## What the exercise asks
Copy out the data below from the line containing "Rebuild this chart" to the line containing "fig = plt.figure(figsize=(W", both lines included, with all images left out.

**** Data supplied

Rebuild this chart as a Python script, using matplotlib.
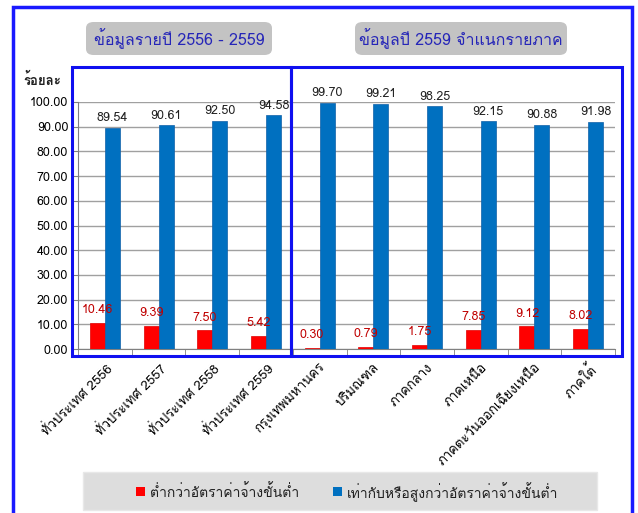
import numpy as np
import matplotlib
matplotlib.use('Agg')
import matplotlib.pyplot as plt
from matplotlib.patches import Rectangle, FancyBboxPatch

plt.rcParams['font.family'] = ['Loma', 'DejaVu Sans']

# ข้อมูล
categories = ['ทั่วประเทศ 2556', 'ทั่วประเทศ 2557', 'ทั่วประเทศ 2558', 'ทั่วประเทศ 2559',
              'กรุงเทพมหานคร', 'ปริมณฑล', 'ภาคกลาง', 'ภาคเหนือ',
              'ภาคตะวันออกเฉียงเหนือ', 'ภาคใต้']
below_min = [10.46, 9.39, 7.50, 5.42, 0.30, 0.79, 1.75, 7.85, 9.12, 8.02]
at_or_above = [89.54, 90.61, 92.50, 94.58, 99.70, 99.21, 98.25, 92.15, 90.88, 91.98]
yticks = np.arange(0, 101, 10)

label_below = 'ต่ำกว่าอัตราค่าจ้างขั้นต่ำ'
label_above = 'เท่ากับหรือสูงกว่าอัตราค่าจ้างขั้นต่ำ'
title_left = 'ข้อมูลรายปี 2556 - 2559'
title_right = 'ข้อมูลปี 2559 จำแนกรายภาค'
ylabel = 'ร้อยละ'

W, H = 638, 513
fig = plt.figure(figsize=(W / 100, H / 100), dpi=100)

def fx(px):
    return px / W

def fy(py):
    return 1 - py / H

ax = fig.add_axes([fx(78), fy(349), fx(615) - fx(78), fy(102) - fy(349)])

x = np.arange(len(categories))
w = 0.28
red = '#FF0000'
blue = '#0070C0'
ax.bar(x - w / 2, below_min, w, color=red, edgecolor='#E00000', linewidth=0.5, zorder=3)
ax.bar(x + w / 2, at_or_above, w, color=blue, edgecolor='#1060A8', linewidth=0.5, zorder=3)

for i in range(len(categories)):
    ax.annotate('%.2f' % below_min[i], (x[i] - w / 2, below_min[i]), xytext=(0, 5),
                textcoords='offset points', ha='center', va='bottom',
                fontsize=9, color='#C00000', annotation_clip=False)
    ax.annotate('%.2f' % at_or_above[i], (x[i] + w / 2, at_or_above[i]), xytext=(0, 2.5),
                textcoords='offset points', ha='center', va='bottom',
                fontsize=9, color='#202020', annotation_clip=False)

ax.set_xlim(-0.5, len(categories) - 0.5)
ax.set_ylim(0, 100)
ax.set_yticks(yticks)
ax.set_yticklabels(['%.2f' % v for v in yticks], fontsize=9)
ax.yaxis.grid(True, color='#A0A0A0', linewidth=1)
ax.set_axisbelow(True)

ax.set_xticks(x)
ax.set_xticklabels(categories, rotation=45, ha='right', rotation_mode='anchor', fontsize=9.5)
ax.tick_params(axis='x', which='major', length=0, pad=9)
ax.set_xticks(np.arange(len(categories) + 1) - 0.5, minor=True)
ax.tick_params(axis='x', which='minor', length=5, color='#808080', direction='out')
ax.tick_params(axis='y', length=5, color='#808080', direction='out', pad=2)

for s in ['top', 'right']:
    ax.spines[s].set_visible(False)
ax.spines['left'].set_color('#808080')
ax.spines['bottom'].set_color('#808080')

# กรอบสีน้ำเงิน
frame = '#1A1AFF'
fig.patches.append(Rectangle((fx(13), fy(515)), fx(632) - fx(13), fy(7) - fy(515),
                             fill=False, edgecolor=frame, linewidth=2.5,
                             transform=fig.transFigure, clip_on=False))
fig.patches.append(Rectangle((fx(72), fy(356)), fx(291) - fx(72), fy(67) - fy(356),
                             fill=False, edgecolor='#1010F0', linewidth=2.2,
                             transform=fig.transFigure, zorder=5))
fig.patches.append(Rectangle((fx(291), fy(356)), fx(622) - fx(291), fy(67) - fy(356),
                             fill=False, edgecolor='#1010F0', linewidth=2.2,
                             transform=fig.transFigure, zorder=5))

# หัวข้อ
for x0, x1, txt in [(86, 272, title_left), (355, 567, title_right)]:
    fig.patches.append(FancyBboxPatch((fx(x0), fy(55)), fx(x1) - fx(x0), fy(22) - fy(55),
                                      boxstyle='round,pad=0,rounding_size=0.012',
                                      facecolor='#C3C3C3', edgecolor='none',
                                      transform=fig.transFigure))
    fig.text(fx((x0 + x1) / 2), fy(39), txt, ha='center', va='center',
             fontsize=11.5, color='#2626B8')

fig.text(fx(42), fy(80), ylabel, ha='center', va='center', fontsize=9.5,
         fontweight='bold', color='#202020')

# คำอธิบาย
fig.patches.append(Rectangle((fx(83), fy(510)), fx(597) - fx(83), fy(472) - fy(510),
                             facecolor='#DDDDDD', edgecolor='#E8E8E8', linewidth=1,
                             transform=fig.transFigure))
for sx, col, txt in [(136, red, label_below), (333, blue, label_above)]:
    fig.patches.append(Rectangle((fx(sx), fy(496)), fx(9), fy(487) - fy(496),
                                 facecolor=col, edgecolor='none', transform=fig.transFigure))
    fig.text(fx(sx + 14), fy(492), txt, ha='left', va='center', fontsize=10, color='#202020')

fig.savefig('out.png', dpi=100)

********
**** Data supplied

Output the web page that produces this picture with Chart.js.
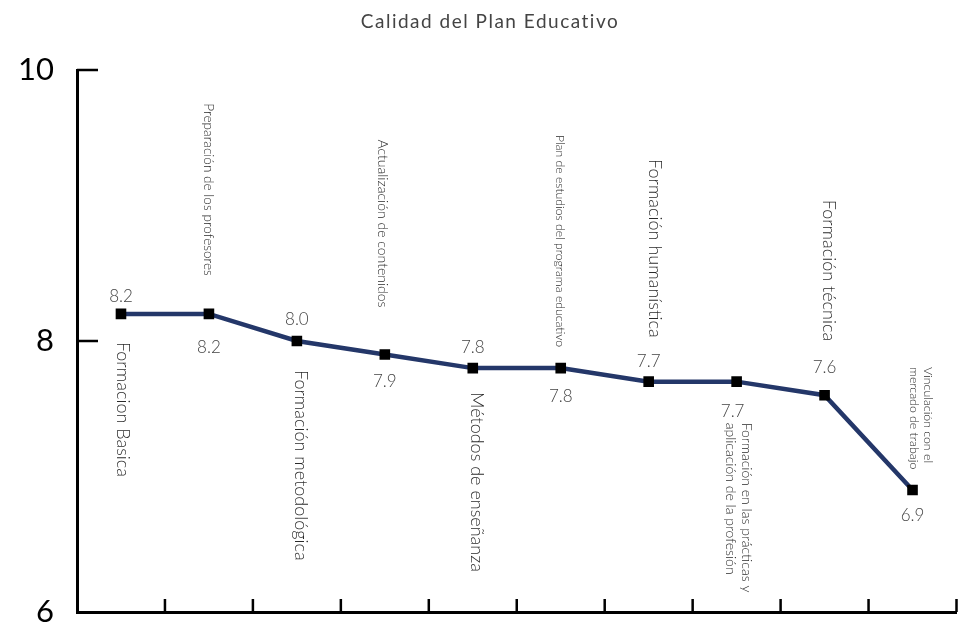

********
**** Data supplied

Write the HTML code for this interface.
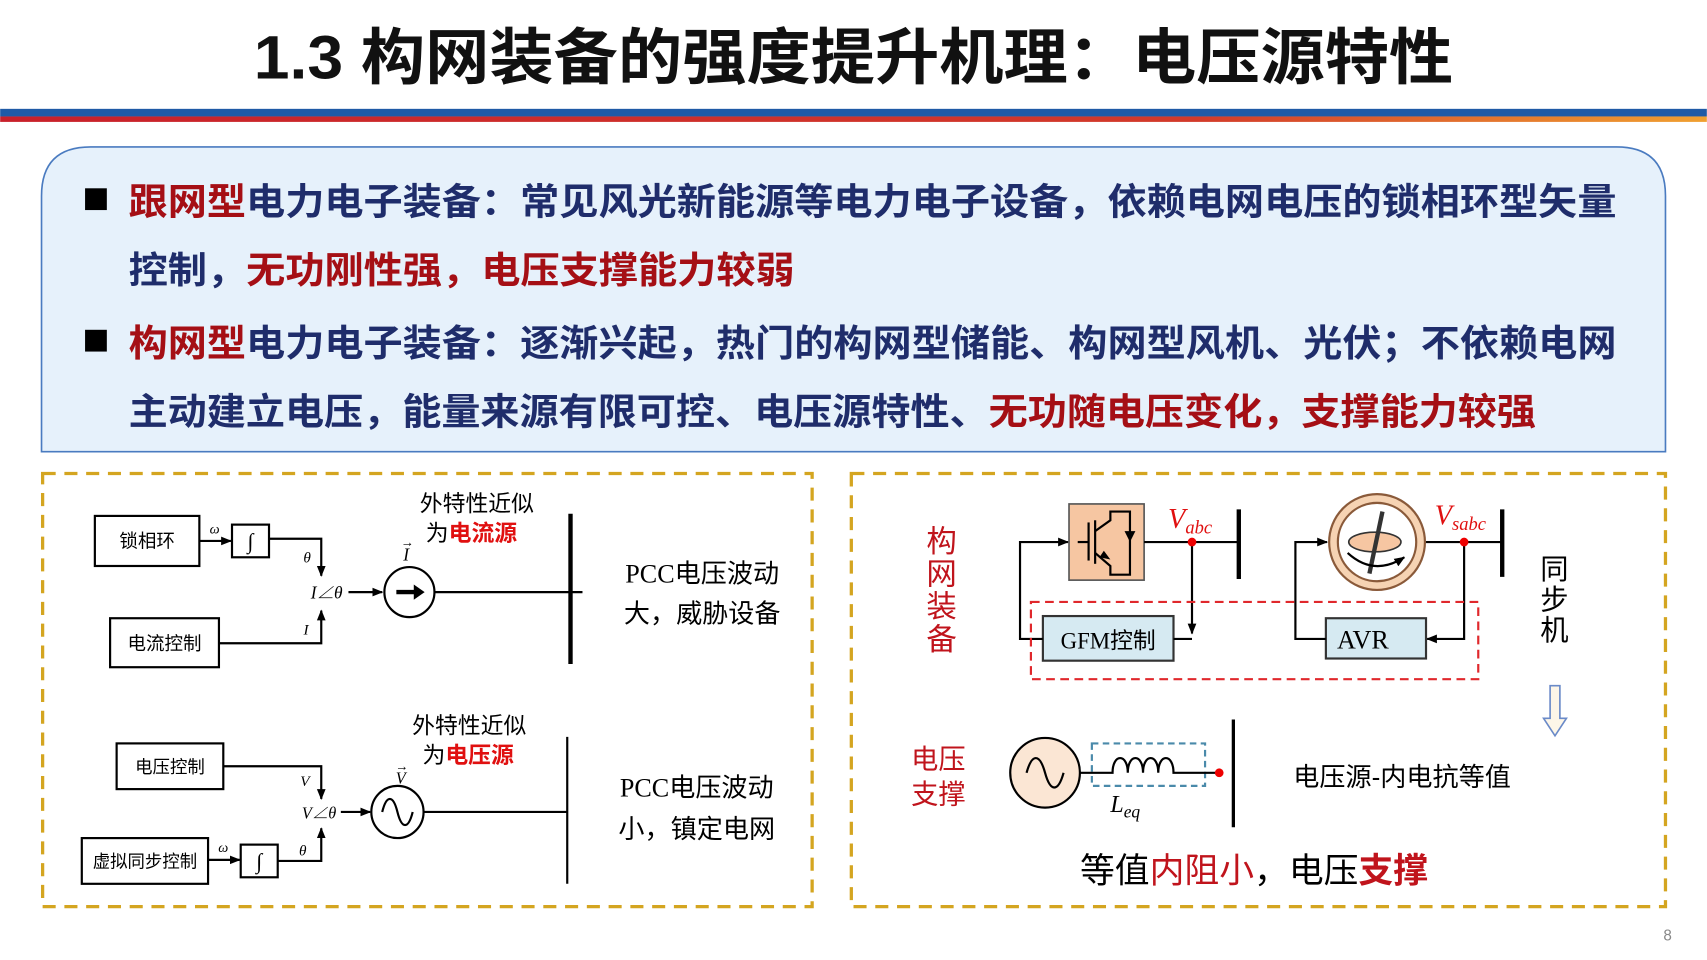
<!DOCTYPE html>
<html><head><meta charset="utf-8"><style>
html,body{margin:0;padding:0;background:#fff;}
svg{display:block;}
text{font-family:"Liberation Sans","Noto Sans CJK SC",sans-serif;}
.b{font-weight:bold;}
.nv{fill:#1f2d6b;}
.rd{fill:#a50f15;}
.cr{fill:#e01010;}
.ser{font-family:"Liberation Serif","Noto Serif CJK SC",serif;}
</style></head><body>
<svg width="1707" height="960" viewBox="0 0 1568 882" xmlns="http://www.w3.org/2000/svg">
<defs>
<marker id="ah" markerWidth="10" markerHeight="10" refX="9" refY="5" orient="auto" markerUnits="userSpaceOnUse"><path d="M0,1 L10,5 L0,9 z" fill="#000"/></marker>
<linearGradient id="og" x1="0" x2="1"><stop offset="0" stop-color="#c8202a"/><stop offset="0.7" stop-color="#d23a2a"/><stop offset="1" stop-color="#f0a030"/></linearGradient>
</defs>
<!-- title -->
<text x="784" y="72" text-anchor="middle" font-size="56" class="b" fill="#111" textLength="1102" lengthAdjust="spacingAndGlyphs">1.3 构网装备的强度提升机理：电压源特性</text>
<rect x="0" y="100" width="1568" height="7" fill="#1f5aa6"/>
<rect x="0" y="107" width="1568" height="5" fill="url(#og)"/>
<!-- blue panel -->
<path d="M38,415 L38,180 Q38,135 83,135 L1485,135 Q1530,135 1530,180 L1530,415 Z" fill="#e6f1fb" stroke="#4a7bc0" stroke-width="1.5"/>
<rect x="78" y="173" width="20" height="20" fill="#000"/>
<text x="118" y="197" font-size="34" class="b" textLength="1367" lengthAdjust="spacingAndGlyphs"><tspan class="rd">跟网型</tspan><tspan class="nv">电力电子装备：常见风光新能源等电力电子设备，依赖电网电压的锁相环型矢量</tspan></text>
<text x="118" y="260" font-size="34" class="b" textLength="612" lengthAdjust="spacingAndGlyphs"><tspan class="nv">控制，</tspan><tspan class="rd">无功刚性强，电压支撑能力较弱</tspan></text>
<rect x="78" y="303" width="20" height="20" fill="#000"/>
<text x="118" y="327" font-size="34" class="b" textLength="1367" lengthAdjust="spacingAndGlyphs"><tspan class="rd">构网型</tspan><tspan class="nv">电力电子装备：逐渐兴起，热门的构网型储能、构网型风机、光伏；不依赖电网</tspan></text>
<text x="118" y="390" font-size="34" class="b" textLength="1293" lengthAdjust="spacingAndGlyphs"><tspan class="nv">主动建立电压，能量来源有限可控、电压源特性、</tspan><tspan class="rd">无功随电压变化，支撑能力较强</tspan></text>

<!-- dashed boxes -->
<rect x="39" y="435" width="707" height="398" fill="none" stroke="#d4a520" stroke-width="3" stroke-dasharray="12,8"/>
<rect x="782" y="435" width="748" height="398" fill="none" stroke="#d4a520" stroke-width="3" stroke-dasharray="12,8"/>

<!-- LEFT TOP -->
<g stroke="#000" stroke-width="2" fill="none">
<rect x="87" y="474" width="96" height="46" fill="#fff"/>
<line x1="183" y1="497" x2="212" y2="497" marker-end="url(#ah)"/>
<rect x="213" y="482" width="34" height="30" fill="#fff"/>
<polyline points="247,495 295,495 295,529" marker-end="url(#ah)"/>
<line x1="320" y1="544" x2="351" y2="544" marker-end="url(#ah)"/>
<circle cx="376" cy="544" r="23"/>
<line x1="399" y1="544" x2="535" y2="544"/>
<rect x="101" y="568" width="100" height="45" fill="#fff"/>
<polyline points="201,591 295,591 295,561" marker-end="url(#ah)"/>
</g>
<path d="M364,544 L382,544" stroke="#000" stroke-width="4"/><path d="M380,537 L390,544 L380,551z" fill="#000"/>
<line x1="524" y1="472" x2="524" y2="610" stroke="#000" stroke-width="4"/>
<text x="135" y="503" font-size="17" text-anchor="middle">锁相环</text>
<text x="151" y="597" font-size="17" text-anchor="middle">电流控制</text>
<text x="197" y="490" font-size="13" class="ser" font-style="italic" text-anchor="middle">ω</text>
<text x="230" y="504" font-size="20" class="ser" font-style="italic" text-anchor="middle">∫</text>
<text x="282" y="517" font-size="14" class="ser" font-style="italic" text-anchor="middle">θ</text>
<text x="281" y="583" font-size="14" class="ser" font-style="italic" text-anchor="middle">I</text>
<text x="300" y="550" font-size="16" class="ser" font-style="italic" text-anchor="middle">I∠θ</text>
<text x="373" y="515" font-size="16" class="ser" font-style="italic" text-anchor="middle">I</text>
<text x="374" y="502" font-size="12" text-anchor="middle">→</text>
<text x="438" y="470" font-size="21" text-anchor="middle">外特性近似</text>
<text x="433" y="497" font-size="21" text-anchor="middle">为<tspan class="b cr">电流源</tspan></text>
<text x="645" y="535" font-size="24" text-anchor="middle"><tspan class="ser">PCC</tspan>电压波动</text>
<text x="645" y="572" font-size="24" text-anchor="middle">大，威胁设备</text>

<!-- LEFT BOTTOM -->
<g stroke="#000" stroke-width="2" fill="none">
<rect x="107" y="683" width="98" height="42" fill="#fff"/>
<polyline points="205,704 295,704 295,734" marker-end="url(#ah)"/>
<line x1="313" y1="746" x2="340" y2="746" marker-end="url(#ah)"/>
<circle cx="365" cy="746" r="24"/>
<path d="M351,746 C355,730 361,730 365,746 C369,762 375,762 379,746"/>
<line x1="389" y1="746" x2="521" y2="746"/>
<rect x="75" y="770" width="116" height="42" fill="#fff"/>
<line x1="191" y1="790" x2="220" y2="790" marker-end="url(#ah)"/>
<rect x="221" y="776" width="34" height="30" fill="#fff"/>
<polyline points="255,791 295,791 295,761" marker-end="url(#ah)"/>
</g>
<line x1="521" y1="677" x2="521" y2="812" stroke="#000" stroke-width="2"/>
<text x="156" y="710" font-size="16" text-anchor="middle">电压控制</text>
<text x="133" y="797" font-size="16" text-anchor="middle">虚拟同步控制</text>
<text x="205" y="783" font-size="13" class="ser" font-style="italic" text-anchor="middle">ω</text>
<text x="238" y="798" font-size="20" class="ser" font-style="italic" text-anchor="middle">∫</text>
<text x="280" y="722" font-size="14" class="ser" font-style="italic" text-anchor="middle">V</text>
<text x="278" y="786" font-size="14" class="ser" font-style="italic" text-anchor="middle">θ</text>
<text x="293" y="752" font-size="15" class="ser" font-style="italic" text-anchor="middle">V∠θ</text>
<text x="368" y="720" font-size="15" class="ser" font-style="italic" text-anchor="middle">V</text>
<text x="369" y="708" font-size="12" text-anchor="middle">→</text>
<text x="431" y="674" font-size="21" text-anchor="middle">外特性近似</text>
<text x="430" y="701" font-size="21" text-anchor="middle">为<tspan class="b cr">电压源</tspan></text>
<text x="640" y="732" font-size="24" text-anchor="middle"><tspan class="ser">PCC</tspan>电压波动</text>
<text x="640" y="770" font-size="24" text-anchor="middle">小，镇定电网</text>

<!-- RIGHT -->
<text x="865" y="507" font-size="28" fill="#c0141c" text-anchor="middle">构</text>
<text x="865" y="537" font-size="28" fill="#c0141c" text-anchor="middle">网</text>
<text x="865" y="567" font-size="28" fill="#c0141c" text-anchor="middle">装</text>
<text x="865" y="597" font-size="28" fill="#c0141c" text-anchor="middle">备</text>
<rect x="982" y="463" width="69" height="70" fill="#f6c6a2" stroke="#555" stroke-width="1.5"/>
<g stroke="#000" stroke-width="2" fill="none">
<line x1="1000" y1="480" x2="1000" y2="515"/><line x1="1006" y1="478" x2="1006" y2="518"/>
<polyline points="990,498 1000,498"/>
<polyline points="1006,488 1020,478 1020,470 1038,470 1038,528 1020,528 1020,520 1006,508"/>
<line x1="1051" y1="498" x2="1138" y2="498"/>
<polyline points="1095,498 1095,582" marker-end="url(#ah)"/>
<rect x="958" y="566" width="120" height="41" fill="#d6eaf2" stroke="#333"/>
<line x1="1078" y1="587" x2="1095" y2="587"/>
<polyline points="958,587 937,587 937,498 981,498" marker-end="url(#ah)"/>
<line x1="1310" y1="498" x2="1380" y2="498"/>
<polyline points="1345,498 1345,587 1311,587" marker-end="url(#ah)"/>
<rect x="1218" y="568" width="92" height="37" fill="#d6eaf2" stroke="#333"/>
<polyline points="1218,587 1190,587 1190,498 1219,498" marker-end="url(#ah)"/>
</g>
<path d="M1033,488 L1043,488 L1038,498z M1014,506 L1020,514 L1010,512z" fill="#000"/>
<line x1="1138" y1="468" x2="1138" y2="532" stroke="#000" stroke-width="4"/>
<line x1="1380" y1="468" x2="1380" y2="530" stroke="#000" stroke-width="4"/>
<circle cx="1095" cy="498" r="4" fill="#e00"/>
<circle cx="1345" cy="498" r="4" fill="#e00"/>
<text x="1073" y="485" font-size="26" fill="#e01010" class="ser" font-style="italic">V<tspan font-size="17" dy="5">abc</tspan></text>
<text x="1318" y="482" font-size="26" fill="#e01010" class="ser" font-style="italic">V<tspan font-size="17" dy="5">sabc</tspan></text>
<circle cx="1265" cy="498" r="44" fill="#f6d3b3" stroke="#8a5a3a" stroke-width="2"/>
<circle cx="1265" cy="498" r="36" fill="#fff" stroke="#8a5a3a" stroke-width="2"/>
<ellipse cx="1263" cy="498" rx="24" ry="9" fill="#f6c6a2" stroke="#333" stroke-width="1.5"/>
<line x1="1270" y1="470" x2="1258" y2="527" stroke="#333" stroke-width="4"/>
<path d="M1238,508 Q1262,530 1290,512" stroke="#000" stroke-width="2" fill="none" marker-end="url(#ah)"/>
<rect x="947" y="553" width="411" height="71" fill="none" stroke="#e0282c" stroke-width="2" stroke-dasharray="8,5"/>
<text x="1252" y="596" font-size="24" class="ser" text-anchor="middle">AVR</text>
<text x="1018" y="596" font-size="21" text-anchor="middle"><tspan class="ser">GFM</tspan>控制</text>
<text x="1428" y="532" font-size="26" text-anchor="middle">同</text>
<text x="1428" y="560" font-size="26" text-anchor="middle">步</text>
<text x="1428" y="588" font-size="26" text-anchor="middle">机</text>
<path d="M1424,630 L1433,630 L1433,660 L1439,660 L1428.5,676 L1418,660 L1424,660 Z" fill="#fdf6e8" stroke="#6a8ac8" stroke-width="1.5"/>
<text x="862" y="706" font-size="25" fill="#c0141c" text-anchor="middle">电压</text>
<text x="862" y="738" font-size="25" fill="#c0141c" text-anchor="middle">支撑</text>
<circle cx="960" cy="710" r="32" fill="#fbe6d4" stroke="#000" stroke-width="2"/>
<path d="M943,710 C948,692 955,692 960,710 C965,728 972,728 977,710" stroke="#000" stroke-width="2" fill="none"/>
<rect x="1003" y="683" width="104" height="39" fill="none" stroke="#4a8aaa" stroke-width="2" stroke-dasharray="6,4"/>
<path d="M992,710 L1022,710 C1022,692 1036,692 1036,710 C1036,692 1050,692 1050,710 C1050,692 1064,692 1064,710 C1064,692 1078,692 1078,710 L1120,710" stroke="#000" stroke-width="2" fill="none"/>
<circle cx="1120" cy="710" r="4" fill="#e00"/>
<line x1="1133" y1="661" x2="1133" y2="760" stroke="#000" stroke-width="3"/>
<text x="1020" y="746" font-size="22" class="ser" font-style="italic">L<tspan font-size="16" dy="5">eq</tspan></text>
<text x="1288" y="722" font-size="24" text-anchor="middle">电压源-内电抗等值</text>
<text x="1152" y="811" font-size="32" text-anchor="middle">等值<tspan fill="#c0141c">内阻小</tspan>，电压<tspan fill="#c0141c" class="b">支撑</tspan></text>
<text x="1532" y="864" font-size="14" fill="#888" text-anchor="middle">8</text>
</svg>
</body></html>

********

## Written reply
Rebuild this chart as a Python script, using matplotlib.
import numpy as np
import matplotlib
matplotlib.use('Agg')
import matplotlib.pyplot as plt
from matplotlib.patches import Rectangle, FancyBboxPatch

plt.rcParams['font.family'] = ['Loma', 'DejaVu Sans']

# ข้อมูล
categories = ['ทั่วประเทศ 2556', 'ทั่วประเทศ 2557', 'ทั่วประเทศ 2558', 'ทั่วประเทศ 2559',
              'กรุงเทพมหานคร', 'ปริมณฑล', 'ภาคกลาง', 'ภาคเหนือ',
              'ภาคตะวันออกเฉียงเหนือ', 'ภาคใต้']
below_min = [10.46, 9.39, 7.50, 5.42, 0.30, 0.79, 1.75, 7.85, 9.12, 8.02]
at_or_above = [89.54, 90.61, 92.50, 94.58, 99.70, 99.21, 98.25, 92.15, 90.88, 91.98]
yticks = np.arange(0, 101, 10)

label_below = 'ต่ำกว่าอัตราค่าจ้างขั้นต่ำ'
label_above = 'เท่ากับหรือสูงกว่าอัตราค่าจ้างขั้นต่ำ'
title_left = 'ข้อมูลรายปี 2556 - 2559'
title_right = 'ข้อมูลปี 2559 จำแนกรายภาค'
ylabel = 'ร้อยละ'

W, H = 638, 513
fig = plt.figure(figsize=(W / 100, H / 100), dpi=100)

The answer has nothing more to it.